How’s the staging coming together?
I’m so excited! I have a tub that rotates. I have a microwave that gets thrown and destroyed. And we’ve got lots of effects for the bunny. When [the wife] opens up the lid,
tons of steam are going to shoot up into the air, and bubbles and lights, and then—well, I don’t want to spoil it.
There are dream sequences,
I hear.
The bathtub plays a major part in the dream sequences, as does a costumed bunny who is very demonic-looking.
Is what you do kitsch?
It’s the source material that makes it kitsch. A good thing about kitsch, when there’s some thought behind it, is that you can do really broad, imaginative things. Like, I have someone who’s jumping through a window for absolutely no reason.

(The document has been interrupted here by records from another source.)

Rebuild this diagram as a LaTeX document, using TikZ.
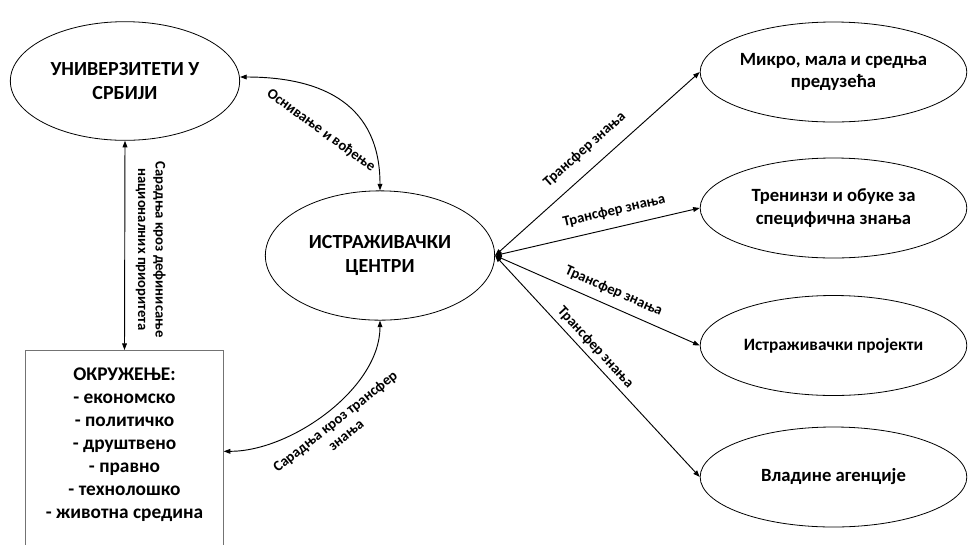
\documentclass[tikz,border=0pt]{standalone}
\usepackage{fontspec}
\setmainfont{Carlito}
\usetikzlibrary{shapes.geometric,arrows.meta,positioning}

\begin{document}
\begin{tikzpicture}[x=0.75pt, y=-0.75pt,
    oval/.style={ellipse, draw, line width=0.6pt, inner sep=0pt, align=center, font=\bfseries\fontsize{14}{17}\selectfont},
    bigoval/.style={oval, minimum width=172pt, minimum height=93pt, font=\bfseries\fontsize{15}{17.5}\selectfont},
    sideoval/.style={oval, minimum width=200pt, minimum height=75pt},
    envbox/.style={rectangle, draw=black!55, line width=0.8pt, align=center, minimum width=148pt, inner ysep=13pt, text depth=150pt, font=\bfseries\fontsize{14.5}{17.2}\selectfont},
    link/.style={<->, >={Triangle[length=5pt,width=3.6pt]}, line width=0.7pt},
    tag/.style={align=center, font=\bfseries\fontsize{11}{13}\selectfont}]
  \clip (0,0) rectangle (968,544);

  \node[bigoval, minimum height=89pt] (uni) at (125,81) {УНИВЕРЗИТЕТИ У\\СРБИЈИ};
  \node[bigoval, minimum height=97pt] (centri) at (380,255.5) {ИСТРАЖИВАЧКИ\\ЦЕНТРИ};
  \node[envbox, anchor=north] (okr) at (124.5,350) {ОКРУЖЕЊЕ:\\- економско\\- политичко\\- друштвено\\- правно\\- технолошко\\- животна средина};

  \node[sideoval] (msp) at (833.5,72) {Микро, мала и средња\\предузећа};
  \node[sideoval] (obuke) at (833.5,208) {Тренинзи и обуке за\\специфична знања};
  \node[sideoval, font=\bfseries\fontsize{13}{16}\selectfont] (projekti) at (833.5,345.5) {Истраживачки пројекти};
  \node[sideoval] (agencije) at (833.5,477) {Владине агенције};

  \draw[link] (uni.south) -- node[tag, pos=.52, rotate=-90, anchor=south, inner sep=8pt] (prioriteti) {Сарадња кроз дефинисање\\националних приоритета} (okr.north);
  \draw[link] ([yshift=3pt]uni.east) to[out=0, in=90, looseness=1.2] node[tag, sloped, below=18pt, pos=.5] (osnivanje) {Оснивање и вођење} (centri.north);
  \draw[link] ([yshift=-76pt]okr.north east) to[out=0, in=-90, looseness=.85] node[tag, sloped, below=2pt, pos=.5] (saradnja) {Сарадња кроз трансфер\\знања} (centri.south);

  \foreach \dst/\p/\d in {msp/.5/6pt, obuke/.6/4pt, projekti/.55/3pt, agencije/.45/0pt}
    \draw[link] (centri.east) -- node[tag, sloped, above=\d, pos=\p] {Трансфер знања} (\dst.west);
\end{tikzpicture}
\end{document}
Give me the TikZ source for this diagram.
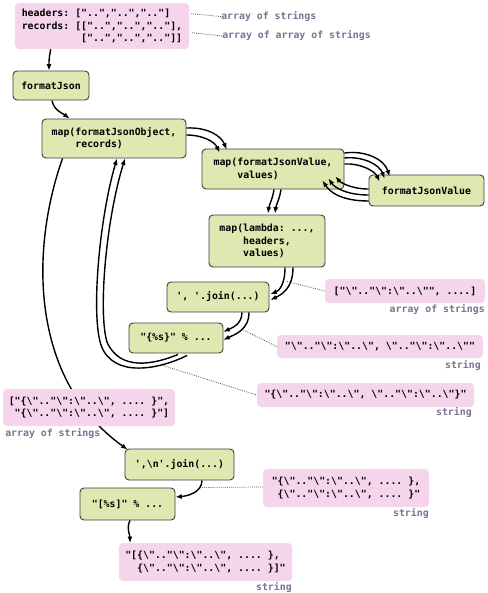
\documentclass[tikz,border=0pt]{standalone}
\usepackage{fontspec}
\setmonofont{DejaVu Sans Mono}
\usetikzlibrary{arrows.meta,calc}
\definecolor{gfill}{HTML}{DFE8B0}
\definecolor{gline}{HTML}{404040}
\definecolor{pfill}{HTML}{F5D5EC}
\definecolor{labc}{HTML}{7A7290}
\newcommand\qq{\textbackslash"}
\newcommand\bsl{\textbackslash}
\newcommand\codefont{\fontsize{7.4pt}{9.2pt}\selectfont\ttfamily\bfseries}
\tikzset{
  sz/.style 2 args={minimum width=#1*0.75pt, minimum height=#2*0.75pt},
  gbox/.style={draw=gline, fill=gfill, rounded corners=3pt, line width=0.7pt, font=\codefont, align=left, inner sep=0pt},
  pbox/.style={fill=pfill, rounded corners=3pt, font=\codefont, align=left, inner sep=0pt},
  lab/.style={text=labc, font=\codefont, inner sep=0pt},
  arr/.style={-{Latex[length=4.8pt,width=3.8pt]}, line width=1.05pt},
  dotline/.style={line width=0.55pt, black!75, dash pattern=on 0.55pt off 0.9pt},
}
\begin{document}
\begin{tikzpicture}[x=0.75pt,y=-0.75pt]
\fill[white] (0,0) rectangle (488,593);
\useasboundingbox (0,0) rectangle (488,593);

% pink input box
\node[pbox,sz={174}{46}] (top) at (102,26) {headers: ["..","..",".."]\\records: [["..","..",".."],\\\phantom{records: [}["..","..",".."]]};
\node[lab,anchor=west] (la1) at (221,16.5) {array of strings};
\node[lab,anchor=west] (la2) at (222,36) {array of array of strings};

% green boxes
\node[gbox,sz={76}{29}] (fj) at (51,85.5) {formatJson};
\node[gbox,sz={144}{39}] (mo) at (114,138.5) {map(formatJsonObject,\\\phantom{0000}records)};
\node[gbox,sz={142}{40}] (mv) at (273,169) {map(formatJsonValue,\\\phantom{0000}values)};
\node[gbox,sz={115}{31}] (fjv) at (426.5,190.5) {formatJsonValue};
\node[gbox,sz={116}{52}] (lam) at (267,241) {map(lambda: ...,\\\phantom{0000}headers,\\\phantom{0000}values)};
\node[gbox,sz={102}{30}] (j1) at (218,297) {', '.join(...)};
\node[gbox,sz={94}{30}] (f1) at (176,338) {"\{\%s\}" \% ...};
\node[gbox,sz={109}{31}] (j2) at (179.5,464.5) {',\bsl n'.join(...)};
\node[gbox,sz={95}{32}] (f2) at (127.5,504) {"[\%s]" \% ...};

% connectors
\draw[arr] ($(top.south west)+(36,0)$) .. controls +(-2,10) and +(0,-8) .. ($(fj.north)+(-2,0)$);
\draw[arr] ($(fj.south)+(1,0)$) .. controls +(2,10) and +(-8,-6) .. ($(mo.north west)+(28,0)$);
\draw[arr] ($(mo.east)+(0,-10.5)$) .. controls +(22,-1) and +(-5,-13) .. ($(mv.north west)+(25,1)$);
\draw[arr] ($(mo.east)+(0,-3.5)$) .. controls +(16,0) and +(-5,-11) .. ($(mv.north west)+(18,4)$);
% mv -> fjv (three)
\draw[arr] ($(mv.east)+(0,-16)$) .. controls +(21,-3) and +(-5,-17) .. ($(fjv.north west)+(21,2)$);
\draw[arr] ($(mv.east)+(0,-11)$) .. controls +(18,-2) and +(-5,-14) .. ($(fjv.north west)+(16,4)$);
\draw[arr] ($(mv.east)+(0,-5)$) .. controls +(15,-1) and +(-5,-11) .. ($(fjv.north west)+(11,7)$);
% fjv -> mv (three)
\draw[arr] ($(fjv.west)+(0,-1.5)$) .. controls +(-17,0) and +(5,6) .. ($(mv.south east)+(-9,-13)$);
\draw[arr] ($(fjv.west)+(0,4.5)$) .. controls +(-22,0) and +(6,9) .. ($(mv.south east)+(-16,-11)$);
\draw[arr] ($(fjv.west)+(0,10.5)$) .. controls +(-28,0) and +(7,11) .. ($(mv.south east)+(-22,-9)$);
% mv -> lam
\draw[arr] ($(mv.south)+(1,0)$) .. controls +(-1,8) and +(1,-8) .. ($(lam.north)+(1,-1)$);
\draw[arr] ($(mv.south)+(8,0)$) .. controls +(-1,8) and +(1,-8) .. ($(lam.north)+(8,-1)$);
% lam -> j1
\draw[arr] ($(lam.south)+(18,0)$) .. controls +(0,18) and +(8,-3) .. ($(j1.east)+(1,-3)$);
\draw[arr] ($(lam.south)+(26,0)$) .. controls +(0,22) and +(10,-5) .. ($(j1.east)+(1,3)$);
% j1 -> f1
\draw[arr] ($(j1.south)+(24,0)$) .. controls +(0,12) and +(8,-4) .. ($(f1.east)+(0,-6)$);
\draw[arr] ($(j1.south)+(31,0)$) .. controls +(0,18) and +(10,-5) .. ($(f1.east)+(0,2)$);
% f1 -> mo (loop)
\draw[arr] ($(f1.south)+(11,2)$) .. controls (160,369) and (113,379) .. (101,345) .. controls (91,315) and (99,220) .. ($(mo.south)+(3,0)$);
\draw[arr] ($(f1.south)+(2,1)$) .. controls (155,364) and (120,372) .. (107,342) .. controls (98,312) and (106,220) .. ($(mo.south)+(11,0)$);
% mo -> j2 (long)
\draw[arr] ($(mo.south west)+(21,0)$) .. controls (30,250) and (30,380) .. ($(j2.north west)+(3,1)$);
% j2 -> f2 -> result
\draw[arr] ($(j2.south)+(22.5,0)$) .. controls +(0,12) and +(12,-1) .. ($(f2.east)+(0,-7)$);
\draw[arr] ($(f2.south)+(2.5,0)$) .. controls +(-4,8) and +(0,-8) .. (130,543);

% pink value boxes
\node[pbox,sz={160}{24}] (p9) at (405,291) {["\qq.."\qq:\qq..\qq", ....]};
\node[lab,anchor=east] (l9) at (485,309.5) {array of strings};
\node[pbox,sz={206}{23}] (p10) at (380,346.5) {"\qq.."\qq:\qq..\qq, \qq.."\qq:\qq..\qq"};
\node[lab,anchor=east] (l10) at (481,365.5) {string};
\node[pbox,sz={217}{24}] (p11) at (365.5,395) {"\{\qq.."\qq:\qq..\qq, \qq.."\qq:\qq..\qq\}"};
\node[lab,anchor=east] (l11) at (472,412.5) {string};
\node[pbox,sz={172}{37}] (p12) at (89,407.5) {["\{\qq.."\qq:\qq..\qq, .... \}",\\\phantom{0}"\{\qq.."\qq:\qq..\qq, .... \}"]};
\node[lab,anchor=west] (l12) at (5,433.5) {array of strings};
\node[pbox,sz={166}{38}] (p16) at (346,488) {"\{\qq.."\qq:\qq..\qq, .... \},\\\phantom{0}\{\qq.."\qq:\qq..\qq, .... \}"};
\node[lab,anchor=east] (l16) at (429,513.5) {string};
\node[pbox,sz={173}{38}] (p15) at (205.5,562) {"[\{\qq.."\qq:\qq..\qq, .... \},\\\phantom{00}\{\qq.."\qq:\qq..\qq, .... \}]"};
\node[lab,anchor=east] (l15) at (292,587.5) {string};

% dotted annotation leaders
\draw[dotline] ($(top.north east)+(2,11)$) -- (la1.west);
\draw[dotline] ($(top.north east)+(3,30)$) -- (la2.west);
\draw[dotline] ($(lam.south)+(20,14)$) -- (p9.west);
\draw[dotline] ($(f1.east)+(20,-8)$) -- (p10.west);
\draw[dotline] ($(f1.south)+(-13,12)$) -- (p11.west);
\draw[dotline] ($(j2.south)+(22.5,7)$) -- ($(p16.west)+(0,-1)$);
\end{tikzpicture}
\end{document}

And it’s awesome to look at.
Yet you want to be taken seriously.
Well, I’m kind of an experimental populist. As you know, there are a ton of bad movies made into camp—the fringe specializes in it—like Reefer Madness and Bat Boy. What they basically turn into are hour-and-a-half-long skits. That’s not what
I do. We try to explore the themes, the characters, and then we
really get a good understanding of it. And—excuse
my French—then we fuck around with it.
How did you get Corey Feldman involved?
We found his manager, sent over a script just for shits and giggles, and we got a call back. I know that he’s really interested in the Broadway production of The Wall that they’re talking about,
so he really wanted to get a foot in the door.
So does he get it?
I’ll be honest with you: Because he’s never done a play, some of it was a little confounding. Sometimes I had to be extra-verbose. He’s come a long way, baby—but no, he really has!
How are these adaptations different from, say, Urban Cowboy?
It’s amazing to me that they wouldn’t do that as a spoof. What were they thinking? If you did Fatal Attraction as a play, it would
be really bad. You take a movie that’s really easy to watch, like Urban Cowboy or Road House, and [after] just 30 minutes, you get it and you stop watching. So when you do them onstage, it’s already a commentary about the fact that you probably shouldn’t. Unless it’s like 12 Angry Men. Or Popeye—the Robert Altman. I think it already has the mentality that I like. I’m trying to get the rights to do Popeye. I want that to be my Broadway debut.